---- SUPPLIED MATERIAL

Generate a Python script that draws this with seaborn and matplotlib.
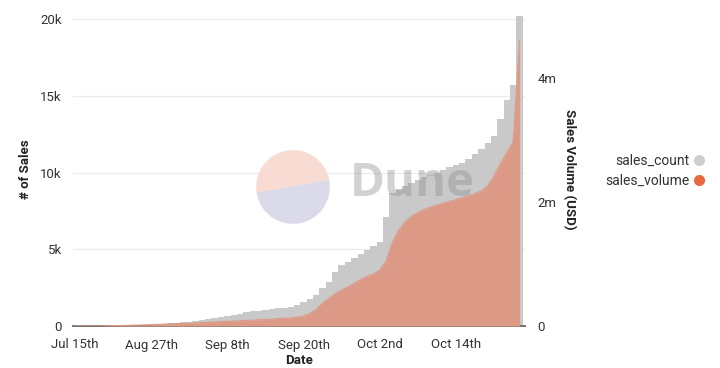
import matplotlib
matplotlib.use("Agg")
import matplotlib.pyplot as plt
from matplotlib.lines import Line2D
from matplotlib.patches import Wedge
import numpy as np
import pandas as pd
import seaborn as sns

sns.set_theme(style="white")
plt.rcParams["font.family"] = ["Roboto", "DejaVu Sans"]

# categorias do eixo x: um dia isolado em julho e depois dias seguidos
datas = ["2021-07-15"] + [d.strftime("%Y-%m-%d") for d in pd.date_range("2021-08-16", "2021-10-24")]

# vendas acumuladas (numero de vendas)
sales_count = [
    0, 0, 0, 0, 0, 20, 30, 40, 50, 60,
    70, 90, 110, 130, 150, 180, 210, 240, 280, 320,
    370, 430, 500, 580, 650, 720, 800, 900, 970, 1000,
    1050, 1100, 1150, 1180, 1220, 1370, 1560, 1750, 2000, 2500,
    2900, 3500, 4000, 4200, 4400, 4700, 4950, 5200, 5500, 7100,
    8700, 8900, 9100, 9300, 9500, 9700, 9850, 10000, 10150, 10350,
    10500, 10650, 10900, 11200, 11550, 11900, 12400, 13500, 14700, 15700,
    20200,
]

# volume acumulado em USD
sales_volume = [
    0, 0, 0, 0, 0, 5e3, 6e3, 8e3, 1.0e4, 1.2e4,
    1.5e4, 1.8e4, 2.1e4, 2.5e4, 3.0e4, 3.5e4, 3.8e4, 4.2e4, 4.5e4, 5.0e4,
    5.5e4, 6.0e4, 6.5e4, 7.0e4, 7.5e4, 8.0e4, 8.5e4, 9.0e4, 9.5e4, 1.0e5,
    1.05e5, 1.1e5, 1.2e5, 1.25e5, 1.3e5, 1.4e5, 1.6e5, 2.0e5, 2.7e5, 3.7e5,
    4.5e5, 5.2e5, 5.8e5, 6.3e5, 6.9e5, 7.5e5, 8.0e5, 8.4e5, 9.0e5, 1.05e6,
    1.35e6, 1.55e6, 1.68e6, 1.77e6, 1.83e6, 1.88e6, 1.92e6, 1.95e6, 1.98e6, 2.01e6,
    2.04e6, 2.07e6, 2.10e6, 2.14e6, 2.18e6, 2.26e6, 2.42e6, 2.62e6, 2.80e6, 2.97e6,
    4.6e6,
]

tick_datas = ["2021-07-15", "2021-08-27", "2021-09-08", "2021-09-20", "2021-10-02", "2021-10-14"]
tick_rotulos = ["Jul 15th", "Aug 27th", "Sep 8th", "Sep 20th", "Oct 2nd", "Oct 14th"]

df = pd.DataFrame({"Date": datas, "sales_count": sales_count, "sales_volume": sales_volume})
df["pos"] = np.arange(len(df))

COR_CINZA = "#c9c9c9"
COR_AREA = "#dc9a86"
COR_LARANJA = "#e8693f"
COR_TEXTO = "#333333"

fig = plt.figure(figsize=(7.2, 3.68), dpi=100)
ax = fig.add_axes([73 / 720, 1 - 326 / 368, 452 / 720, 313 / 368])

sns.barplot(data=df, x="Date", y="sales_count", color=COR_CINZA, width=1.0,
            saturation=1, edgecolor="none", ax=ax, zorder=2)
ax.set_ylim(0, 20400)
ax.set_xlim(-0.3, 70.87)
ax.set_yticks([0, 5000, 10000, 15000, 20000])
ax.set_yticklabels(["0", "5k", "10k", "15k", "20k"])
posicoes = [datas.index(d) for d in tick_datas]
ax.set_xticks(posicoes)
ax.set_xticklabels(tick_rotulos)
ax.yaxis.grid(True, color="#ececec", linewidth=1, zorder=0)
ax.set_axisbelow(True)
ax.tick_params(axis="y", length=0, labelsize=9.5, colors=COR_TEXTO, pad=8)
ax.tick_params(axis="x", length=0, labelsize=9.5, colors=COR_TEXTO, pad=9)
ax.set_xlabel("Date", fontsize=9.5, fontweight="bold", color="#222222", labelpad=2)
ax.set_ylabel("# of Sales", fontsize=9.5, fontweight="bold", color="#222222", labelpad=6)
for lado in ["left", "right", "top"]:
    ax.spines[lado].set_visible(False)
ax.spines["bottom"].set_color("#666666")
ax.spines["bottom"].set_linewidth(1.3)
ax.spines["bottom"].set_zorder(5)

ax2 = ax.twinx()
ax2.fill_between(df["pos"], df["sales_volume"], color=COR_AREA, linewidth=0, zorder=3)
sns.lineplot(data=df, x="pos", y="sales_volume", color=COR_AREA, linewidth=0.8, ax=ax2)
ax2.set_ylim(0, 5.05e6)
ax2.set_yticks([0, 2e6, 4e6])
ax2.set_yticklabels(["0", "2m", "4m"])
ax2.tick_params(axis="y", length=0, labelsize=9.5, colors=COR_TEXTO, pad=9)
ax2.set_ylabel("Sales Volume (USD)", fontsize=9.5, fontweight="bold", color="#222222",
               rotation=270, labelpad=14)
for lado in ["left", "right", "top", "bottom"]:
    ax2.spines[lado].set_visible(False)
ax2.set_xlim(ax.get_xlim())

# marca d'agua
ax_logo = fig.add_axes([255 / 720, 1 - 225 / 368, 76 / 720, 76 / 368])
ax_logo.set_xlim(-1.05, 1.05)
ax_logo.set_ylim(-1.05, 1.05)
ax_logo.set_aspect("equal")
ax_logo.axis("off")
ax_logo.add_patch(Wedge((0, 0), 1, 10, 190, color="#f8dcd3"))
ax_logo.add_patch(Wedge((0, 0), 1, 190, 370, color="#dadaeb"))
fig.text(412 / 720, 1 - 184 / 368, "Dune", fontsize=34, fontweight="bold",
         color="#8f8f8f", alpha=0.4, ha="center", va="center", family="Open Sans")

legenda = [
    Line2D([], [], marker="o", linestyle="", color="#cfcfcf", markersize=7),
    Line2D([], [], marker="o", linestyle="", color=COR_LARANJA, markersize=7),
]
fig.legend(legenda, ["sales_count", "sales_volume"], loc="center right",
           bbox_to_anchor=(0.998, 1 - 171 / 368), markerfirst=False, frameon=False,
           fontsize=10, handletextpad=0.2, labelspacing=0.45, handlelength=1.0,
           labelcolor=COR_TEXTO)

fig.savefig("out.png", dpi=100)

--------

■ EXERCISE GOAL: Without the pictures, write out the whole listing above exactly as it appears.

■ ANSWER FOR THIS EXERCISE:
Generate a Python script that draws this with seaborn and matplotlib.
import matplotlib
matplotlib.use("Agg")
import matplotlib.pyplot as plt
from matplotlib.lines import Line2D
from matplotlib.patches import Wedge
import numpy as np
import pandas as pd
import seaborn as sns

sns.set_theme(style="white")
plt.rcParams["font.family"] = ["Roboto", "DejaVu Sans"]

# categorias do eixo x: um dia isolado em julho e depois dias seguidos
datas = ["2021-07-15"] + [d.strftime("%Y-%m-%d") for d in pd.date_range("2021-08-16", "2021-10-24")]

# vendas acumuladas (numero de vendas)
sales_count = [
    0, 0, 0, 0, 0, 20, 30, 40, 50, 60,
    70, 90, 110, 130, 150, 180, 210, 240, 280, 320,
    370, 430, 500, 580, 650, 720, 800, 900, 970, 1000,
    1050, 1100, 1150, 1180, 1220, 1370, 1560, 1750, 2000, 2500,
    2900, 3500, 4000, 4200, 4400, 4700, 4950, 5200, 5500, 7100,
    8700, 8900, 9100, 9300, 9500, 9700, 9850, 10000, 10150, 10350,
    10500, 10650, 10900, 11200, 11550, 11900, 12400, 13500, 14700, 15700,
    20200,
]

# volume acumulado em USD
sales_volume = [
    0, 0, 0, 0, 0, 5e3, 6e3, 8e3, 1.0e4, 1.2e4,
    1.5e4, 1.8e4, 2.1e4, 2.5e4, 3.0e4, 3.5e4, 3.8e4, 4.2e4, 4.5e4, 5.0e4,
    5.5e4, 6.0e4, 6.5e4, 7.0e4, 7.5e4, 8.0e4, 8.5e4, 9.0e4, 9.5e4, 1.0e5,
    1.05e5, 1.1e5, 1.2e5, 1.25e5, 1.3e5, 1.4e5, 1.6e5, 2.0e5, 2.7e5, 3.7e5,
    4.5e5, 5.2e5, 5.8e5, 6.3e5, 6.9e5, 7.5e5, 8.0e5, 8.4e5, 9.0e5, 1.05e6,
    1.35e6, 1.55e6, 1.68e6, 1.77e6, 1.83e6, 1.88e6, 1.92e6, 1.95e6, 1.98e6, 2.01e6,
    2.04e6, 2.07e6, 2.10e6, 2.14e6, 2.18e6, 2.26e6, 2.42e6, 2.62e6, 2.80e6, 2.97e6,
    4.6e6,
]

tick_datas = ["2021-07-15", "2021-08-27", "2021-09-08", "2021-09-20", "2021-10-02", "2021-10-14"]
tick_rotulos = ["Jul 15th", "Aug 27th", "Sep 8th", "Sep 20th", "Oct 2nd", "Oct 14th"]

df = pd.DataFrame({"Date": datas, "sales_count": sales_count, "sales_volume": sales_volume})
df["pos"] = np.arange(len(df))

COR_CINZA = "#c9c9c9"
COR_AREA = "#dc9a86"
COR_LARANJA = "#e8693f"
COR_TEXTO = "#333333"

fig = plt.figure(figsize=(7.2, 3.68), dpi=100)
ax = fig.add_axes([73 / 720, 1 - 326 / 368, 452 / 720, 313 / 368])

sns.barplot(data=df, x="Date", y="sales_count", color=COR_CINZA, width=1.0,
            saturation=1, edgecolor="none", ax=ax, zorder=2)
ax.set_ylim(0, 20400)
ax.set_xlim(-0.3, 70.87)
ax.set_yticks([0, 5000, 10000, 15000, 20000])
ax.set_yticklabels(["0", "5k", "10k", "15k", "20k"])
posicoes = [datas.index(d) for d in tick_datas]
ax.set_xticks(posicoes)
ax.set_xticklabels(tick_rotulos)
ax.yaxis.grid(True, color="#ececec", linewidth=1, zorder=0)
ax.set_axisbelow(True)
ax.tick_params(axis="y", length=0, labelsize=9.5, colors=COR_TEXTO, pad=8)
ax.tick_params(axis="x", length=0, labelsize=9.5, colors=COR_TEXTO, pad=9)
ax.set_xlabel("Date", fontsize=9.5, fontweight="bold", color="#222222", labelpad=2)
ax.set_ylabel("# of Sales", fontsize=9.5, fontweight="bold", color="#222222", labelpad=6)
for lado in ["left", "right", "top"]:
    ax.spines[lado].set_visible(False)
ax.spines["bottom"].set_color("#666666")
ax.spines["bottom"].set_linewidth(1.3)
ax.spines["bottom"].set_zorder(5)

ax2 = ax.twinx()
ax2.fill_between(df["pos"], df["sales_volume"], color=COR_AREA, linewidth=0, zorder=3)
sns.lineplot(data=df, x="pos", y="sales_volume", color=COR_AREA, linewidth=0.8, ax=ax2)
ax2.set_ylim(0, 5.05e6)
ax2.set_yticks([0, 2e6, 4e6])
ax2.set_yticklabels(["0", "2m", "4m"])
ax2.tick_params(axis="y", length=0, labelsize=9.5, colors=COR_TEXTO, pad=9)
ax2.set_ylabel("Sales Volume (USD)", fontsize=9.5, fontweight="bold", color="#222222",
               rotation=270, labelpad=14)
for lado in ["left", "right", "top", "bottom"]:
    ax2.spines[lado].set_visible(False)
ax2.set_xlim(ax.get_xlim())

# marca d'agua
ax_logo = fig.add_axes([255 / 720, 1 - 225 / 368, 76 / 720, 76 / 368])
ax_logo.set_xlim(-1.05, 1.05)
ax_logo.set_ylim(-1.05, 1.05)
ax_logo.set_aspect("equal")
ax_logo.axis("off")
ax_logo.add_patch(Wedge((0, 0), 1, 10, 190, color="#f8dcd3"))
ax_logo.add_patch(Wedge((0, 0), 1, 190, 370, color="#dadaeb"))
fig.text(412 / 720, 1 - 184 / 368, "Dune", fontsize=34, fontweight="bold",
         color="#8f8f8f", alpha=0.4, ha="center", va="center", family="Open Sans")

legenda = [
    Line2D([], [], marker="o", linestyle="", color="#cfcfcf", markersize=7),
    Line2D([], [], marker="o", linestyle="", color=COR_LARANJA, markersize=7),
]
fig.legend(legenda, ["sales_count", "sales_volume"], loc="center right",
           bbox_to_anchor=(0.998, 1 - 171 / 368), markerfirst=False, frameon=False,
           fontsize=10, handletextpad=0.2, labelspacing=0.45, handlelength=1.0,
           labelcolor=COR_TEXTO)

fig.savefig("out.png", dpi=100)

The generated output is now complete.